A Series of Unfortunate Mistakes: Medical Errors and How to Reduce Them Part IV: Solutions

Alas, at the end of the tunnel, there is light! After exploring the potentially catastrophic effects of medical errors – due to simple mistakes or complicated, historically engrained hierarchy – the past three articles in this series are certainly grim. However, this final piece of the series will focus upon something more uplifting: solutions.


Minimizing Medication Errors:

  • Bar coding medication scanning systems: These allow for nurses to verify correct medication, patient, rout, dose, and time.[1]
  • Know the medications being administered and their adverse reactions: A nurse who tells each patient what they are receiving and why will help build trust and better recognize when something goes wrong.[2]
  • Adopt computerized physician order entry: This technology allows physicians to enter orders for a patient, while the database checks for appropriateness of the medication and dosage against the patient’s information.[3] It then alerts a physician before ordering the medication if, say, he clearly typed a decimal in the wrong place.[4] This system eliminates the need to decipher handwriting and lessens the fear that a physician could make a simple, but potentially deadly, typo.
  • Consult others to double-check: Having a second nurse verify that the patient, drug, dosage, and route are correct prevents up to 95% of all nursing errors.[5]
  • Avoid Interruptions: When interrupted, nurses and physicians can lose focus and forget where they were in the ordering or drug administration process.
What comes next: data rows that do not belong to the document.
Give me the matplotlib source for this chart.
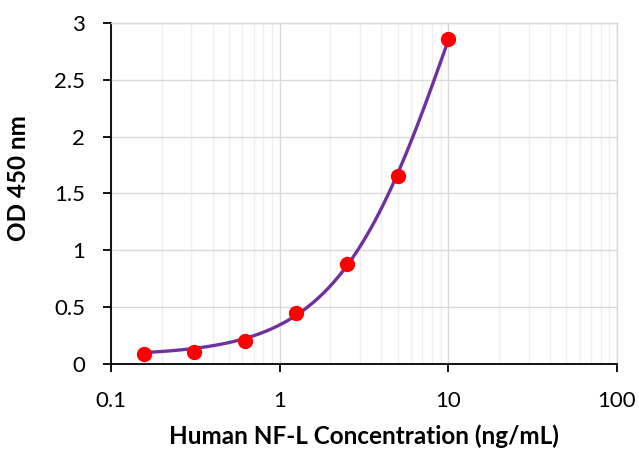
import numpy as np
import matplotlib
matplotlib.use("Agg")
import matplotlib.pyplot as plt
from matplotlib.ticker import FixedLocator, LogLocator, NullFormatter, FuncFormatter

conc = [0.156, 0.3125, 0.625, 1.25, 2.5, 5.0, 10.0]
od = [0.083, 0.106, 0.203, 0.444, 0.878, 1.652, 2.856]
# Fitted standard curve
curve_conc = [0.156, 0.3125, 0.625, 1.0, 1.25, 2.0, 2.5, 5.0, 10.0]
curve_od = [0.114, 0.140, 0.215, 0.326, 0.400, 0.710, 0.878, 1.652, 2.856]

x_ticks = [0.1, 1, 10, 100]
x_tick_labels = ["0.1", "1", "10", "100"]
y_ticks = [0, 0.5, 1, 1.5, 2, 2.5, 3]
y_tick_labels = ["0", "0.5", "1", "1.5", "2", "2.5", "3"]
x_label = "Human NF-L Concentration (ng/mL)"
y_label = "OD 450 nm"

# Smooth 4-parameter logistic through the sampled curve
X = np.array(curve_conc)
Y = np.array(curve_od)
best = None
for b in np.linspace(0.5, 4.0, 176):
    for lc in np.linspace(-0.5, 3.0, 176):
        c = 10 ** lc
        g = 1.0 / (1.0 + (X / c) ** b)
        A = np.column_stack([g, 1 - g])
        coef, *_ = np.linalg.lstsq(A, Y, rcond=None)
        r = np.sum((A @ coef - Y) ** 2)
        if best is None or r < best[0]:
            best = (r, coef[0], b, c, coef[1])
_, pa, pb, pc, pd = best
xf = np.logspace(np.log10(min(conc)), np.log10(max(conc)), 300)
yf = pd + (pa - pd) / (1.0 + (xf / pc) ** pb)

plt.rcParams['font.family'] = ['Lato', 'DejaVu Sans']

W, H = 639, 449
fig = plt.figure(figsize=(W / 100, H / 100), dpi=100)
ax = fig.add_axes([111 / W, 1 - 363.7 / H, (617 - 111) / W, (363.7 - 23) / H])

ax.set_xscale('log')
ax.set_xlim(0.1, 100)
ax.set_ylim(0, 3)

ax.xaxis.set_major_locator(FixedLocator(x_ticks))
ax.xaxis.set_major_formatter(FuncFormatter(
    lambda v, p: x_tick_labels[min(range(len(x_ticks)), key=lambda i: abs(np.log10(x_ticks[i]) - np.log10(v)))]))
ax.xaxis.set_minor_locator(LogLocator(base=10, subs=np.arange(2, 10)))
ax.xaxis.set_minor_formatter(NullFormatter())
ax.set_yticks(y_ticks)
ax.set_yticklabels(y_tick_labels)

ax.grid(True, which='major', axis='both', color='#d9d9d9', lw=1.0, zorder=0)
ax.grid(True, which='minor', axis='x', color='#efefef', lw=1.0, zorder=0)
ax.set_axisbelow(True)

ax.plot(xf, yf, color='#7030A0', lw=2.4, zorder=3, solid_capstyle='round')
ax.plot(conc, od, 'o', color='#FF0000', ms=10, mec='#FF0000', zorder=4)

for s in ['top', 'right']:
    ax.spines[s].set_color('#d9d9d9')
    ax.spines[s].set_linewidth(1.0)
for s in ['left', 'bottom']:
    ax.spines[s].set_color('black')
    ax.spines[s].set_linewidth(1.3)

ax.tick_params(axis='both', which='major', direction='out', length=6, width=1.3,
               color='black', labelsize=16, labelcolor='black')
ax.tick_params(axis='x', which='major', pad=13.5)
ax.tick_params(axis='y', which='major', pad=12.5)
ax.tick_params(axis='x', which='minor', length=0)

fig.text(364 / W, 1.5 / H, x_label, fontsize=17.5, fontweight='bold',
         ha='center', va='bottom')
fig.text(19 / W, 1 - 178 / H, y_label, fontsize=17.5, fontweight='bold',
         ha='center', va='center', rotation=90)

fig.savefig('out.png', dpi=100)
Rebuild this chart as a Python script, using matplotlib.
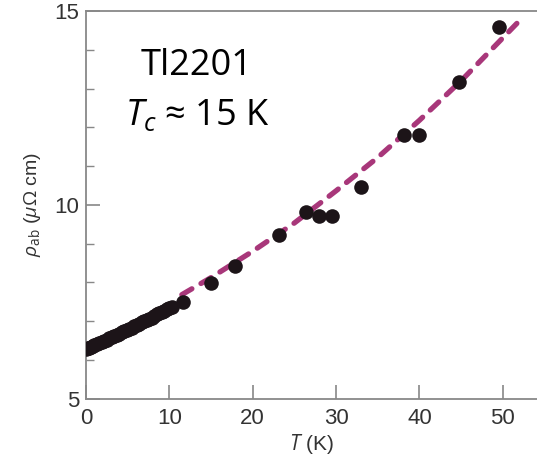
import matplotlib.pyplot as plt
from matplotlib.ticker import MultipleLocator

# Resistivity data, Tl2201 (T in K, rho_ab in micro-ohm cm)
t_low = [0.0, 0.2, 0.4, 0.6, 0.8, 1.0, 1.3, 1.6, 1.9, 2.2, 2.5, 2.8, 3.1, 3.4,
         3.7, 4.0, 4.3, 4.6, 4.9, 5.2, 5.5, 5.8, 6.1, 6.4, 6.7, 7.0, 7.3, 7.6,
         7.9, 8.2, 8.5, 8.8, 9.1, 9.4, 9.7, 10.0, 10.3]
rho_low = [6.28, 6.30, 6.31, 6.33, 6.35, 6.37, 6.40, 6.43, 6.46, 6.49, 6.52,
           6.55, 6.58, 6.61, 6.64, 6.67, 6.71, 6.74, 6.77, 6.80, 6.83, 6.87,
           6.90, 6.93, 6.97, 7.00, 7.03, 7.06, 7.09, 7.13, 7.17, 7.20, 7.23,
           7.26, 7.30, 7.33, 7.36]
t_high = [11.6, 15.0, 17.9, 23.2, 26.4, 27.9, 29.5, 33.0, 38.1, 40.0, 44.8, 49.5]
rho_high = [7.48, 7.97, 8.42, 9.22, 9.82, 9.71, 9.72, 10.47, 11.79, 11.79,
            13.17, 14.58]

# fit curve above Tc
t_fit = [11.5, 15.0, 20.0, 25.0, 30.0, 35.0, 40.0, 45.0, 52.0]
rho_fit = [7.68, 8.12, 8.80, 9.53, 10.36, 11.22, 12.18, 13.20, 14.75]

plt.rcParams["font.family"] = ["Liberation Sans Narrow", "Liberation Sans", "DejaVu Sans"]
plt.rcParams["mathtext.fontset"] = "custom"
plt.rcParams["mathtext.rm"] = "Open Sans"
plt.rcParams["mathtext.it"] = "Open Sans:italic"

fig = plt.figure(figsize=(5.37, 4.59), dpi=100)
ax = fig.add_axes([0.1601, 0.1318, 0.8399, 0.8442])

ax.plot(t_fit, rho_fit, color="#a8377a", lw=3.8, dashes=(2.2, 2.0),
        dash_capstyle="round", zorder=2)
ax.plot(t_low + t_high, rho_low + rho_high, "o", color="#1c1418",
        markersize=10.5, markeredgewidth=0, zorder=3)

ax.set_xlim(0, 54.1)
ax.set_ylim(5, 15)
ax.xaxis.set_major_locator(MultipleLocator(10))
ax.yaxis.set_major_locator(MultipleLocator(5))
ax.yaxis.set_minor_locator(MultipleLocator(1))
ax.tick_params(which="both", direction="in", colors="#888888",
               labelcolor="#333333", labelsize=16)
ax.tick_params(which="major", length=10, width=1.2)
ax.tick_params(which="minor", length=6, width=1.0)
ax.tick_params(axis="x", pad=7)
ax.tick_params(axis="y", pad=5)

for side in ["left", "bottom", "top"]:
    ax.spines[side].set_color("#888888")
    ax.spines[side].set_linewidth(1.3)
ax.spines["right"].set_visible(False)

ax.set_xlabel(r"$\mathit{T}$ (K)", fontsize=15, color="#333333", labelpad=2)
ax.set_ylabel(r"$\rho_{\rm ab}$ ($\mu\Omega$ cm)", fontsize=14,
              color="#333333", labelpad=8)

ax.text(0.246, 0.835, "Tl2201", transform=ax.transAxes, fontsize=26,
        family="Open Sans", ha="center", va="baseline")
ax.text(0.248, 0.706, "$T_c$ ≈ 15 K", transform=ax.transAxes, fontsize=26,
        family="Open Sans", ha="center", va="baseline")

fig.savefig("out.png", dpi=100)
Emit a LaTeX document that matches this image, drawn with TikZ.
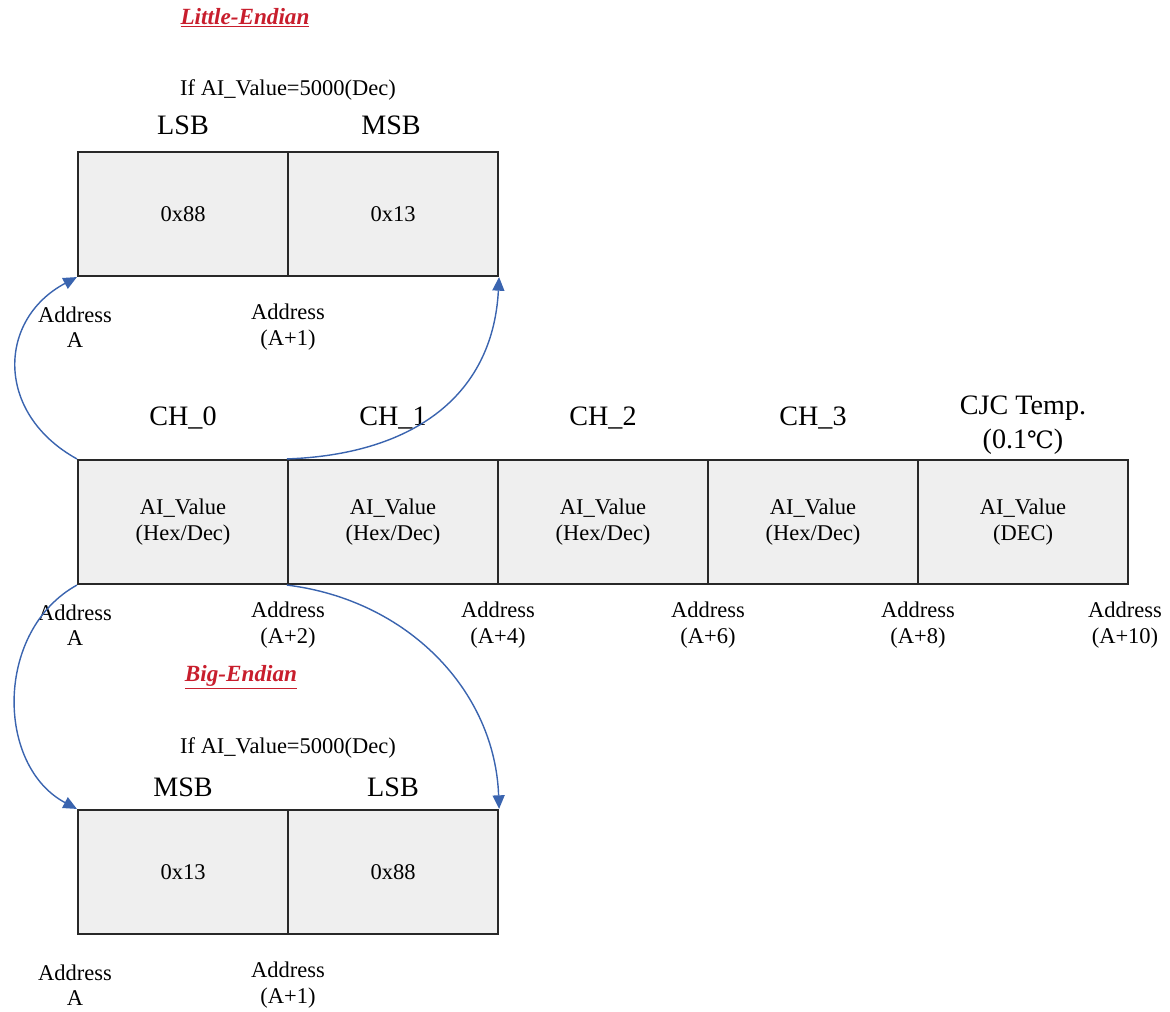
\documentclass[tikz,border=0pt]{standalone}
\usepackage{fontspec}
\setmainfont{Liberation Serif}
\newfontfamily\symfont{DejaVu Serif}
\usetikzlibrary{arrows.meta}
\definecolor{egBlue}  {RGB}{ 58,100,175}
\definecolor{egRed}   {RGB}{200, 30, 45}
\definecolor{egGreyL} {RGB}{239,239,239}
\definecolor{egLine}  {RGB}{ 40, 40, 40}

\begin{document}
\begin{tikzpicture}[
  x=0.025cm, y=-0.025cm,
  every node/.style={font=\fontsize{16}{18}\selectfont,inner sep=0pt},
  >={Triangle[length=3.4mm,width=3mm]},
  cell/.style  ={draw=egLine,fill=egGreyL,line width=1.5pt,
                 minimum width=5.25cm,minimum height=3.1cm,align=center},
  head/.style  ={font=\fontsize{20}{24}\selectfont,align=center},
  addr/.style  ={align=center},
  endian/.style={text=egRed,font=\fontsize{16.5}{18}\selectfont\bfseries\itshape},
  link/.style  ={->,egBlue,line width=1pt}
]
\useasboundingbox (0,0) rectangle (1170,1012);

% little endian
\node[endian] (le)     at (245,18)  {\underline{Little-Endian}};
\node         (lecase) at (288,90)  {If AI\_Value=5000(Dec)};
\node[head]   (lsbT)   at (183,125) {LSB};
\node[head]   (msbT)   at (391,125) {MSB};
\node[cell]   (t0)     at (183,214) {0x88};
\node[cell]   (t1)     at (393,214) {0x13};
\node[addr]   (ta0)    at (75,327)  {Address\\A};
\node[addr]   (ta1)    at (288,327) {Address\\(A+1)};

% channels
\foreach \i in {0,...,3} {
  \node[cell] (m\i)  at (183+210*\i,522) {AI\_Value\\(Hex/Dec)};
  \node[head] (ch\i) at (183+210*\i,418) {CH\_\i};
}
\node[cell] (m4)  at (1023,522) {AI\_Value\\(DEC)};
\node[head] (cjc) at (1023,425) {CJC Temp.\\(0.1{\symfont\fontsize{17}{24}\selectfont ℃})};
\foreach \i/\ax/\off in {0/75/A,1/288/(A+2),2/498/(A+4),3/708/(A+6),4/918/(A+8),5/1125/(A+10)}
  \node[addr] (ma\i) at (\ax,625) {Address\\\off};

% big endian
\node[endian] (be)     at (241,677) {\underline{Big-Endian}};
\node         (becase) at (288,748) {If AI\_Value=5000(Dec)};
\node[head]   (msbB)   at (183,787) {MSB};
\node[head]   (lsbB)   at (393,787) {LSB};
\node[cell]   (b0)     at (183,872) {0x13};
\node[cell]   (b1)     at (393,872) {0x88};
\node[addr]   (ba0)    at (75,985)  {Address\\A};
\node[addr]   (ba1)    at (288,985) {Address\\(A+1)};

\draw[link] (m0.north west) to[out=151,in=208,out distance=2.35cm,in distance=2.25cm] (t0.south west);
\draw[link] (m1.north west) to[out=2,in=267,out distance=3.05cm,in distance=3.05cm] (t1.south east);
\draw[link] (m0.south west) to[out=209,in=152,out distance=2.35cm,in distance=2.3cm] (b0.north west);
\draw[link] (m1.south west) to[out=-7,in=92,out distance=3.05cm,in distance=2.95cm] (b1.north east);
\end{tikzpicture}
\end{document}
Some hospitals have created visual reminders – such as vests, red tape, and signs – on nurses and carts so that nurses’ distractions are limited.[6]
  • Differentiate similarly named drugs: To reducing confusion, labels can use tall-man lettering (such as DOPamine and DOBUTamine) or drugs – and even dosages – can be packaged distinctly.[7]


Easing Communication:


  • Patient admittance cannot compromise quality of care: Emergency departments need to find a balance between patient satisfaction in admittance times and taking the proper time to care for patients. Thorough assessments need to be made in the ED and then communicated in detail to the department the patient is being transferred to, allowing new nurses the time to review reports before taking on the patient. 
  • Mutual respect: Physicians need to inform themselves of nurses’ scope of practice and acknowledge their contributions to patient care, and nurses need to understand the unique problem-solving process used by physicians and provide information in a timely, accurate manner.[8]
  • Nurses need to be assertive: To challenge the hierarchy, nurses need to step up and advocate for patient needs so physicians clearly understand how to take appropriate action and correct patient concerns.[9] Hospital systems need to commend and support such behavior.
  • Co-education and shadowing: In order to encourage empathy and value differences, nurses and doctors need to have some communal training and shadowing experience. If a medical resident follows a Med-Surg nurse and an ICU nurse followed an ED physician for a day, everyone can better understand differing approaches, time-saving strategies, and what questions are appropriate to ask. This allows for fewer miscommunications between departments, and within them.



Changes in medication processing and medical team communication won’t change overnight, but they can change with deliberate measures and effort. With them will come ease of mind for both medical professionals and patients, and lead to a safer future for all.